Plotting Stat Plots in the Data Manager

Stat Plots have no relation with the other plots available in the Data Manager, as they display statistical analysis.

You can choose between the following plots:

Plot

Description

ROC Curve (default)

It illustrates the performance of a binary classifier system as its discrimination threshold is varied. 

Lorenz Curve

It is a graphical representation of the Lorenz distribution, which is often associated with the distribution of wealth among the population, according to the Gini Index.

P-P Plot

It is a probability plot used to evaluate if a data set follows some specified distribution, plotting the two cumulative function against each other.

Q-Q Plot

It is a probability plot used to compare two probability distributions by plotting their quantiles against each other. If the two distributions being compared are similar, the points in the Q-Q plot will approximately lie on the line y = x. In a Q-Q plot it is possible to compare two empirical probability distribution or an empirical one with a standard probability distribution.


Plot elements

When building a Stat Plot, you need to provide the required elements, which change according to the plot type.

Plot elements

Element

Mandatory

Constraints

X

Yes (all plots)

  • It cannot be a nominal attribute (all plots).

  • The Lorenz Curve supports only continuous and integer attributes.

Y

Yes (Q-Q Plots only)

It cannot be a nominal value.

TARGET

Yes (ROC Curve only)


Prerequisites

  • you must have created a flow;

  • you must have linked the Data Manager to the task which contains the data to work on.


Procedure

  1. In the Plots tab of the Data Manager, click on the plus button to add a new plot.

  2. Select the plot type and choose the Stat Plot. A ROC Curve is created by default.

  3. Switch the plot type by right-clicking onto the Stat Plot icon.

  4. Drag the required attributes onto the plot elements.

  5. If required, work on the attributes on the plot, for example to modify their values.

  6. Configure the plot options, if required, by right-clicking on the single plot elements' icons.

  7. Hover over the plot to view its details. The details change according to the plot type.

  8. Modify the display options, if required.

  9. Click on the wrench button to configure the overall layout settings.

  10. Save and compute the task.


Customization constraints

  • If you drag a second attribute on an element of an existing plot, the first attribute is replaced by the new one;

  • If you drag a second attribute on an element of an existing plot, hold down the CTRL button on your keyboard when dropping the second attribute to create another plot with the new attribute on the chosen element.

  • If you drag a second attribute on an element of an existing plot, hold down the SHIFT button on your keyboard when dropping the second attribute to add the second attribute to the same plot, so that one element will contain two attributes.
    You can decide to separate the attributes onto two different plots, by right clicking on the attribute and selecting Detach. If you want to merge the two attributes again, right click on the second attribute and select Attach.

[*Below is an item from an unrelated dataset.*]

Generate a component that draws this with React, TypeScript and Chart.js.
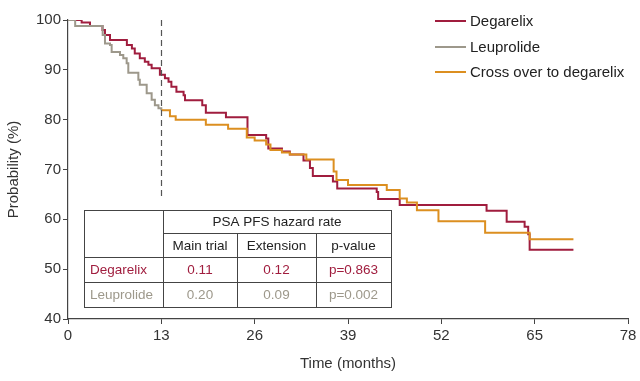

To know more about the plot’s elements, go to the Elements page.


Example

The following example uses the customers dataset.

Description

Screenshot

Add a new plot, and choose the Stat Plot.

Drag the Number of operations last year attribute onto the X axis and the Job attribute onto the TARGET area.

Once the Number of operations last year attribute is dragged onto the X axis, the TARGET icon becomes red, as it is a mandatory parameter. Continue building the plot.

Switch between the Stat Plots available by right clicking onto the plot type icon and choosing the required plot in the drop down lists available, then click Apply.